(Exercise task):
In the listing that follows, the range to quote begins at the line that has "Clone this chart" and ends after the line that has "1.28, 1.44, 1.68];"; quote it verbatim and add nothing.
# start of Input records
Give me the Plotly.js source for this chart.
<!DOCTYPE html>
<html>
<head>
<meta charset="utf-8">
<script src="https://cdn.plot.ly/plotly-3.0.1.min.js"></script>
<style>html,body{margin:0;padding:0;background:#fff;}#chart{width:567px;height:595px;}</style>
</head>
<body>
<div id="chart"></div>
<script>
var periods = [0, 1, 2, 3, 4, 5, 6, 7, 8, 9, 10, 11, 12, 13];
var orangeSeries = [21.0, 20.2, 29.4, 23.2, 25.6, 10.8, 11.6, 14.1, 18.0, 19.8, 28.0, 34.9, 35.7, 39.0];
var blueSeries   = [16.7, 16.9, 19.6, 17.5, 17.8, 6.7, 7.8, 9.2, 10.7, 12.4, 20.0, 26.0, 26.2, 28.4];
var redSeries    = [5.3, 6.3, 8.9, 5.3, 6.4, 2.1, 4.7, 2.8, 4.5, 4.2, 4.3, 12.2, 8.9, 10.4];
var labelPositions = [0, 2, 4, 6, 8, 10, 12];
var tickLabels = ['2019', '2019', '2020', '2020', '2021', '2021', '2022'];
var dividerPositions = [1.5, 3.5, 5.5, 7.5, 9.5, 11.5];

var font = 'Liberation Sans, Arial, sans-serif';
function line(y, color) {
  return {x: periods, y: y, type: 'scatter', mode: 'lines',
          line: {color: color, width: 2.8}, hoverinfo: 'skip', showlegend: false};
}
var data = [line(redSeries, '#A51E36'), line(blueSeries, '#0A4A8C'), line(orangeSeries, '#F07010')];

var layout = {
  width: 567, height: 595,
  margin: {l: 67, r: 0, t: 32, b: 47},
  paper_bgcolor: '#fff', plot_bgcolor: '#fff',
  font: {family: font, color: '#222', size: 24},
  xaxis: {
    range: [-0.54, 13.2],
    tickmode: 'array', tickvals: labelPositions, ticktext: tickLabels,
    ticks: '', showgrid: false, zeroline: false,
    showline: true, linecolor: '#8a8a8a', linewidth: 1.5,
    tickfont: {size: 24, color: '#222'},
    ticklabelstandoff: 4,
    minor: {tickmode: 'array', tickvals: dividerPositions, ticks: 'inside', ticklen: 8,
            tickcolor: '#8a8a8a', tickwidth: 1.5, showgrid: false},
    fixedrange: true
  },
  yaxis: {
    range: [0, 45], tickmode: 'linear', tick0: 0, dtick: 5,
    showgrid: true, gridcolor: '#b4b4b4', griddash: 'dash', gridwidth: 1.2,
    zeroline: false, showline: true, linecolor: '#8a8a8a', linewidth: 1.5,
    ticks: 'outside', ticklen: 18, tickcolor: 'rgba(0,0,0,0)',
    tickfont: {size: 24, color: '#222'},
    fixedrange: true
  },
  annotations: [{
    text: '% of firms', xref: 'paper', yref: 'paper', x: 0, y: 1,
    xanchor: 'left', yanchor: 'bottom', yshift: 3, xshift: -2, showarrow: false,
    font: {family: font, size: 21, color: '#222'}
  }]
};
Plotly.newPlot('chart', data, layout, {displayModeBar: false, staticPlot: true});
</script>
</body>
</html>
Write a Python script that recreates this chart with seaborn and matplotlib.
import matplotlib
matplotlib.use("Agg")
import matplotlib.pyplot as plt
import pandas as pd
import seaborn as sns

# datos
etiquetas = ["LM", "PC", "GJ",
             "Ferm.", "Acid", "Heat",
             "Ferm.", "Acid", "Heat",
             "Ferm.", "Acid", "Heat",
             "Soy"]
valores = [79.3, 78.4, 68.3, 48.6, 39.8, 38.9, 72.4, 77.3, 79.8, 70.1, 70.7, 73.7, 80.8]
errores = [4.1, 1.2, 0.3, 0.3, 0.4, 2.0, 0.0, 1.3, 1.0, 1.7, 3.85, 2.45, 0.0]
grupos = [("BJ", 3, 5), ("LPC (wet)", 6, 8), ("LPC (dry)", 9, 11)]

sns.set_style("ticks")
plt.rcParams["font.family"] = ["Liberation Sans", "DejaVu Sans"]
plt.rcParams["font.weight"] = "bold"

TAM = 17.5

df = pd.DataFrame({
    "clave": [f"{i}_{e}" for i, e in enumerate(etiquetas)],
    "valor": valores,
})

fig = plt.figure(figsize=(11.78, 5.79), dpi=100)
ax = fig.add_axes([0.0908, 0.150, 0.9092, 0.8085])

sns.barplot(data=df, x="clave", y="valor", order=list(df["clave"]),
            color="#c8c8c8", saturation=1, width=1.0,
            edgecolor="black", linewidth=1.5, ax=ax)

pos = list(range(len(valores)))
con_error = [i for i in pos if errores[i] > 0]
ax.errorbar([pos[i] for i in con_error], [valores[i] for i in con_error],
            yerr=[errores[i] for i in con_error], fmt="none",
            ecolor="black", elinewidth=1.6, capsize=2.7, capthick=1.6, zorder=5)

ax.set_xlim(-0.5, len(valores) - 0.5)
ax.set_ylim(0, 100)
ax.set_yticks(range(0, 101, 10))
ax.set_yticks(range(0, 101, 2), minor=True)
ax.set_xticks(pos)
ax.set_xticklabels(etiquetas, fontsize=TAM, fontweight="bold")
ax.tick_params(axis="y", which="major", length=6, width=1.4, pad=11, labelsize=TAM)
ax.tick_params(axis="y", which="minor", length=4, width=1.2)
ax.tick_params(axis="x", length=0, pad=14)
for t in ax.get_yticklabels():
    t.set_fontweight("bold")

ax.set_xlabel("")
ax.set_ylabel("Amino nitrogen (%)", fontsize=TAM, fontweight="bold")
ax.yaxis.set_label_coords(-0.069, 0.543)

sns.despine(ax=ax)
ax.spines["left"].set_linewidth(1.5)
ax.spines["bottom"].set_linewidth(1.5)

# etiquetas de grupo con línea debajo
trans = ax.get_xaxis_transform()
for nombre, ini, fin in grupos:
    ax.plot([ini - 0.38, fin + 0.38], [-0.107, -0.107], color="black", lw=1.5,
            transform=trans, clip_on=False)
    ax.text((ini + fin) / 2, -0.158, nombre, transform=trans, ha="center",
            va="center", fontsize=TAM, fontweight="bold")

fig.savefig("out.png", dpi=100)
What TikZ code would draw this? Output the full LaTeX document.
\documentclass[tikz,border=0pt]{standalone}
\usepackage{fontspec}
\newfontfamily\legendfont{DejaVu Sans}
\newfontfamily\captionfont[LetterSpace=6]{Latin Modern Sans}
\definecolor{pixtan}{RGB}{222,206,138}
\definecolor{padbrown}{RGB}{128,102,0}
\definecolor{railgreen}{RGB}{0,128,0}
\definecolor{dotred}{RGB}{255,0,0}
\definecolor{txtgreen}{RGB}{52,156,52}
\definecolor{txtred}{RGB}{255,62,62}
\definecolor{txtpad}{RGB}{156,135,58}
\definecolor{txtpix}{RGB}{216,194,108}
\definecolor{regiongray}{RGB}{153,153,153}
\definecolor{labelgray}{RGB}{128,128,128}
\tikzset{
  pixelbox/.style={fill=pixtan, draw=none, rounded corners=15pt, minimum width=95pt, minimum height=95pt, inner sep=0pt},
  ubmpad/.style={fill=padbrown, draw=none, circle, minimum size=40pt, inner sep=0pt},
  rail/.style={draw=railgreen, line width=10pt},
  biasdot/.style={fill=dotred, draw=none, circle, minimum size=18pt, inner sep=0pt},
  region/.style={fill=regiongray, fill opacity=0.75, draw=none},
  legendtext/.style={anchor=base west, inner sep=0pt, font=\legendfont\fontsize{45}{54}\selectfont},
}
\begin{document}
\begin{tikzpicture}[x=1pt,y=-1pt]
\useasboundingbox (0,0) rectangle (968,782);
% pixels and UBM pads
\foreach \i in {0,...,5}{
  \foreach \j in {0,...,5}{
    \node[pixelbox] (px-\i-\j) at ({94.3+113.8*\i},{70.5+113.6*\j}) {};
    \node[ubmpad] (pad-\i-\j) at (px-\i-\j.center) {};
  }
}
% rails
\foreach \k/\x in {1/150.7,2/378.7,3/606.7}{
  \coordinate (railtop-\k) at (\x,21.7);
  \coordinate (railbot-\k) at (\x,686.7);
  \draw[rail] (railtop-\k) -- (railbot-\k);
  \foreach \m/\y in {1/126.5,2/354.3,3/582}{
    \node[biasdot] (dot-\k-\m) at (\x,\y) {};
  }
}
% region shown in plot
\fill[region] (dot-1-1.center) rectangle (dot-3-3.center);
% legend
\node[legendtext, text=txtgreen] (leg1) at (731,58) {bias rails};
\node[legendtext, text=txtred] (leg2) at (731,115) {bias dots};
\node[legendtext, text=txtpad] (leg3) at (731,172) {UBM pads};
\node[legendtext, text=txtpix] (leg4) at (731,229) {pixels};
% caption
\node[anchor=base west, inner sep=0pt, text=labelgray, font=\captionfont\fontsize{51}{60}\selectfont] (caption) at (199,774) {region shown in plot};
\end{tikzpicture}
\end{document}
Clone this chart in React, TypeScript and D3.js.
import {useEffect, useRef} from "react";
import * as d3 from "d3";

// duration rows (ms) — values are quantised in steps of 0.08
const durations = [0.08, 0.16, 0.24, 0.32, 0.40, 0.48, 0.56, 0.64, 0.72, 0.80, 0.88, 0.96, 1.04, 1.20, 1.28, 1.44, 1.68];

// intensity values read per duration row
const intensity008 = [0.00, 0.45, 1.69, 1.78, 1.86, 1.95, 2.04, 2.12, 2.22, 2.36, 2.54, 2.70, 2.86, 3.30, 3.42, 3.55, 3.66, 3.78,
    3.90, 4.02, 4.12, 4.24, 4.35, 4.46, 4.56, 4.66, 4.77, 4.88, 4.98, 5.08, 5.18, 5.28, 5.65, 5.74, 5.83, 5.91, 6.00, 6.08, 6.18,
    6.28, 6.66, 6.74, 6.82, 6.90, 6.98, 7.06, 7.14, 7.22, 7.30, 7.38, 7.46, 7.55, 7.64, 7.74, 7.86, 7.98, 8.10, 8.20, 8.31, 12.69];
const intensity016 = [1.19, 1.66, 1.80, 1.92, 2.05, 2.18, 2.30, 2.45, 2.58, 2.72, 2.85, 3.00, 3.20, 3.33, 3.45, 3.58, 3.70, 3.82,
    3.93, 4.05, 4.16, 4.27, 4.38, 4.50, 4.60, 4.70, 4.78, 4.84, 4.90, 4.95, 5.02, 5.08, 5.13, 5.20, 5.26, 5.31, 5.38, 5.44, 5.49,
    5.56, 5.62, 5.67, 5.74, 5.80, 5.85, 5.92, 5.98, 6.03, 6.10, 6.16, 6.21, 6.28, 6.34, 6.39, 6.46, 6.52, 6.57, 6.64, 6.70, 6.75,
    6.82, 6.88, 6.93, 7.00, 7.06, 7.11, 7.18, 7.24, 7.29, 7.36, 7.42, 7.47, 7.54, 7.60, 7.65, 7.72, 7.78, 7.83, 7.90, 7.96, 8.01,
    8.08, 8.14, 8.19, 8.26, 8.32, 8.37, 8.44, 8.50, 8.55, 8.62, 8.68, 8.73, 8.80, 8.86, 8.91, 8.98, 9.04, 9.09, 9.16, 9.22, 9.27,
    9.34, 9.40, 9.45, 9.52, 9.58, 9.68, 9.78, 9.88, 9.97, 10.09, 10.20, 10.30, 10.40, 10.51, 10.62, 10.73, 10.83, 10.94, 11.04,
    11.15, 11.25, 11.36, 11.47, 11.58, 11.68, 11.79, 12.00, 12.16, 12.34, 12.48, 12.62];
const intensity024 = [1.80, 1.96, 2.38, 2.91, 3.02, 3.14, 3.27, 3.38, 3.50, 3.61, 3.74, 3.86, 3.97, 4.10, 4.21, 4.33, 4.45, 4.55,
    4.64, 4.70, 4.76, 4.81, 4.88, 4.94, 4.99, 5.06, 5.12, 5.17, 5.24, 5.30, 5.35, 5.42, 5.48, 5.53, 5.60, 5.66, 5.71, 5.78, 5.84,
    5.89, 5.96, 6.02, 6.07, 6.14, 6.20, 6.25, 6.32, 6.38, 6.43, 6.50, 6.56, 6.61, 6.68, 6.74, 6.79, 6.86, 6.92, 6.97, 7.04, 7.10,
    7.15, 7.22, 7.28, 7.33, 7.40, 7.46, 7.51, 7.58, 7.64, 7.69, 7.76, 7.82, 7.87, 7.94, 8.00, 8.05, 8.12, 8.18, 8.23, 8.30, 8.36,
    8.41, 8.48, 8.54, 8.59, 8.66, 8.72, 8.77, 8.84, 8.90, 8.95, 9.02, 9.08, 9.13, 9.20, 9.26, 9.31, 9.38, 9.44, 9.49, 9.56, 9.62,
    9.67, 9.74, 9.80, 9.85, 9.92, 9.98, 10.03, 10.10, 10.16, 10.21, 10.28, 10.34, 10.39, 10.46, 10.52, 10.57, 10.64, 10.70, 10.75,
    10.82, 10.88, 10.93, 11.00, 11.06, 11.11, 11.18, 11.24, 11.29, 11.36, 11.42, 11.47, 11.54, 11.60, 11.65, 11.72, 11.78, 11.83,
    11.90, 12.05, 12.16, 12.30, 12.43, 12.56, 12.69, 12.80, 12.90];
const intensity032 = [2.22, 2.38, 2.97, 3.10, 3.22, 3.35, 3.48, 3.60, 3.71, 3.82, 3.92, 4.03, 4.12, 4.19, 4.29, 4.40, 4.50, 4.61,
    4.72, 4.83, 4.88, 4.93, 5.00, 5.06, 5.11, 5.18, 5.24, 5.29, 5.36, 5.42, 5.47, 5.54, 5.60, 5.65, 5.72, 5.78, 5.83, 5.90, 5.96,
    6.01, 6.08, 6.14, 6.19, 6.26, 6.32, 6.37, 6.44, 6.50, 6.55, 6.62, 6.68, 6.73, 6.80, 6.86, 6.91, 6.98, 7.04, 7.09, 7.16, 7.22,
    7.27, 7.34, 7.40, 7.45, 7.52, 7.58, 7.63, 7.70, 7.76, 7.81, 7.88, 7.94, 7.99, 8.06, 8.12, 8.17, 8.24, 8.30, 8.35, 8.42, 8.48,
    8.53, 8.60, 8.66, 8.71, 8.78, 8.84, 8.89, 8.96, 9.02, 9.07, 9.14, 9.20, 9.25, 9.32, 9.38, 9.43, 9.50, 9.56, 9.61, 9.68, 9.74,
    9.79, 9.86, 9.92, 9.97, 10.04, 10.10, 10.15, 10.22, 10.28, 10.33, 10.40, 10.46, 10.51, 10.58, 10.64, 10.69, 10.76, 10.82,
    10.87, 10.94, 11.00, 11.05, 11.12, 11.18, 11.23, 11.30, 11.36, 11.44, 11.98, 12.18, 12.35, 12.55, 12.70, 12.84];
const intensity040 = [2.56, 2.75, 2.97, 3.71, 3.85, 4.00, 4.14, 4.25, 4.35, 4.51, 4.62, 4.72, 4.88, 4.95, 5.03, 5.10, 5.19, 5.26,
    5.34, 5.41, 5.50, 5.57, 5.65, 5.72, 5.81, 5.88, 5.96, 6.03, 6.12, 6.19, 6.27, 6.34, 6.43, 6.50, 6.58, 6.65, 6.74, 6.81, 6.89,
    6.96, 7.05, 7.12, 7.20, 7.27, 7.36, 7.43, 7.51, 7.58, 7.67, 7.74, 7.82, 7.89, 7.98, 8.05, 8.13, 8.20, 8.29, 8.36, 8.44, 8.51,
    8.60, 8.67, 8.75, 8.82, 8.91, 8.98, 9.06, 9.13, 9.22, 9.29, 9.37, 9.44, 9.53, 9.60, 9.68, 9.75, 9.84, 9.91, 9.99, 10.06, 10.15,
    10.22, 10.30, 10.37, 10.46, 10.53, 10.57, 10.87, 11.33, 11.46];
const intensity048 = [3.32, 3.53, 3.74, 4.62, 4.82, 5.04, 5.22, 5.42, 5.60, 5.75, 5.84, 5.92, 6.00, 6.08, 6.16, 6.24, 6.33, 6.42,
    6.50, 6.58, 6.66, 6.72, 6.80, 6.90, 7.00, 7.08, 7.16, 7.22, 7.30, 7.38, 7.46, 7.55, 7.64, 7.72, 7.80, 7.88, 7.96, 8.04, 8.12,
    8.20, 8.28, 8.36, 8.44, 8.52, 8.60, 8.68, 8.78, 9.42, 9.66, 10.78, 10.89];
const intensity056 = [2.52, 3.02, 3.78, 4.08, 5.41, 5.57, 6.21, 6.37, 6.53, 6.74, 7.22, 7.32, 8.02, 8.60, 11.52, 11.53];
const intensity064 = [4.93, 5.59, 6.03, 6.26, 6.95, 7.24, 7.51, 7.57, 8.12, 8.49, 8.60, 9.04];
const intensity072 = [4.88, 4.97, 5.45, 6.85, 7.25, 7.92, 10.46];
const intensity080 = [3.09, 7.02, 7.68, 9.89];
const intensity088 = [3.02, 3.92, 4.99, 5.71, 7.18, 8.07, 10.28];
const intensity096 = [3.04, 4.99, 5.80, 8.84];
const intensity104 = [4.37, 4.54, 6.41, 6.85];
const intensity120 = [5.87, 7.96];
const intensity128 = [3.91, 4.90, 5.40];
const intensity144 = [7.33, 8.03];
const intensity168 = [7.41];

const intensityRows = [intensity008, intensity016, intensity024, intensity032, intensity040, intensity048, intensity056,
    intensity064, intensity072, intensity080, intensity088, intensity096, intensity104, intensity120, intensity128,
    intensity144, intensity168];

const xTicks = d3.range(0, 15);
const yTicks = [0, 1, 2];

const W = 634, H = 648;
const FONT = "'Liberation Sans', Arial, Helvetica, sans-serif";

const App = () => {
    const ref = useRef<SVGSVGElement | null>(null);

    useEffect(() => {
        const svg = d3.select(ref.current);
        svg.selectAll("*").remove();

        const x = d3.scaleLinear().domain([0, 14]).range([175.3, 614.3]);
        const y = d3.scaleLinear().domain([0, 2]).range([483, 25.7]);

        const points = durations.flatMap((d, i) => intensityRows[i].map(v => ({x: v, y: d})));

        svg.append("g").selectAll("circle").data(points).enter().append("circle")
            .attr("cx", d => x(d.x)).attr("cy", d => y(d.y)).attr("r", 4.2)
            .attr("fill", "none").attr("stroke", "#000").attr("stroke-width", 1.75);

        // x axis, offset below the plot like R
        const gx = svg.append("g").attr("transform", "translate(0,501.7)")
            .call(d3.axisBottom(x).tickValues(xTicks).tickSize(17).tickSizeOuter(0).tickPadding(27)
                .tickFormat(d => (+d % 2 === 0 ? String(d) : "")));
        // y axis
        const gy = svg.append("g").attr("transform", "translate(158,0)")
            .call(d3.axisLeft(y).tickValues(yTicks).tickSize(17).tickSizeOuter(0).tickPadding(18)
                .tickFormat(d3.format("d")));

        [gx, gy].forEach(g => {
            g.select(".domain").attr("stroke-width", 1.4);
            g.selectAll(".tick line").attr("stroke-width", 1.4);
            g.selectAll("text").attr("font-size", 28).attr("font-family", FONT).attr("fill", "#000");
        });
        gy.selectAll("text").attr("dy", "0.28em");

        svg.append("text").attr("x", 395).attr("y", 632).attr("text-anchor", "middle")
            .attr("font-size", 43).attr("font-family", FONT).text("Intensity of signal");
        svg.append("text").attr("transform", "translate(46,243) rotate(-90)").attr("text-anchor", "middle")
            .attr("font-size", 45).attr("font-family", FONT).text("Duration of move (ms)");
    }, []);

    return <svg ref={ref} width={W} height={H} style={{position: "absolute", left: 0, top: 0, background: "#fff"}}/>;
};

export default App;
# end of Input records
(In response):
Clone this chart in React, TypeScript and D3.js.
import {useEffect, useRef} from "react";
import * as d3 from "d3";

// duration rows (ms) — values are quantised in steps of 0.08
const durations = [0.08, 0.16, 0.24, 0.32, 0.40, 0.48, 0.56, 0.64, 0.72, 0.80, 0.88, 0.96, 1.04, 1.20, 1.28, 1.44, 1.68];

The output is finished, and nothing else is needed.